Abstract

Polarized optical absorption spectra of a rare Fe2+, Fe3+-bearing silicate mineral, tuhualite, (Na,K)2Fe22+Fe23+Si12O30, were measured at room temperature in the range 350–4000 nm (ca. 28500–2500 cm−1). The spectra display a number of strongly pleochroic absorption bands in the visible and NIR range, which are attributed to ferric and ferrous ions distributed over octahedral and tetrahedral sites in the structure. No absorption bands caused by H2O or OH stretching vibrations have been observed in the 3000 to 4000 cm−1 range. A narrow, weak absorption line at ~422 nm (γ ≈ β) is attributed to the 6A1g4A1g,4Eg spin-forbidden transition of six-coordinated Fe3+ ions that occupy the octahedral Fe2 position of the tuhualite structure.

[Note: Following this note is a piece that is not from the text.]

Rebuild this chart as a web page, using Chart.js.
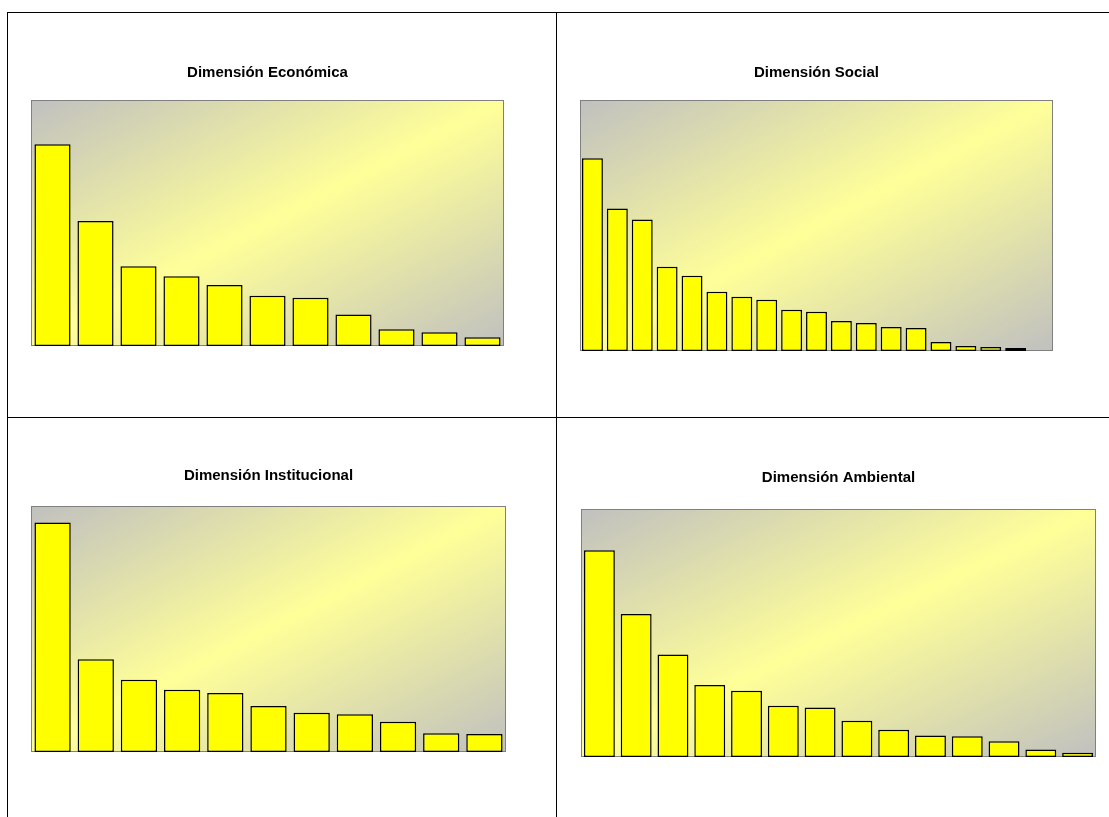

A broad, intense band at ~573 nm (γ > β >> α) is assigned to a Fe2+/Fe3+ intervalence charge transfer transition (IVCT) between tetrahedral Fe2+ and octahedral Fe3+. Together with the high-energy absorption edge, the band at 573 nm causes the intense violet color and spectacular pleochroism (γ > β >> α) of tuhualite. An intense band at ~1040 nm (γ > β >> α) and a much weaker band ~ 2150 nm (α) are attributed to spin-allowed dd transitions of Fe2+ in the strongly distorted tetrahedral Fe1 sites.

On the basis of the data obtained for tuhualite, optical spectra of the structurally related minerals beryl, cordierite, and osumilite are discussed and re-assigned. The spectra are re-interpreted on the basis of the distribution of Fe2+ in these minerals over structural octahedral and tetrahedral positions.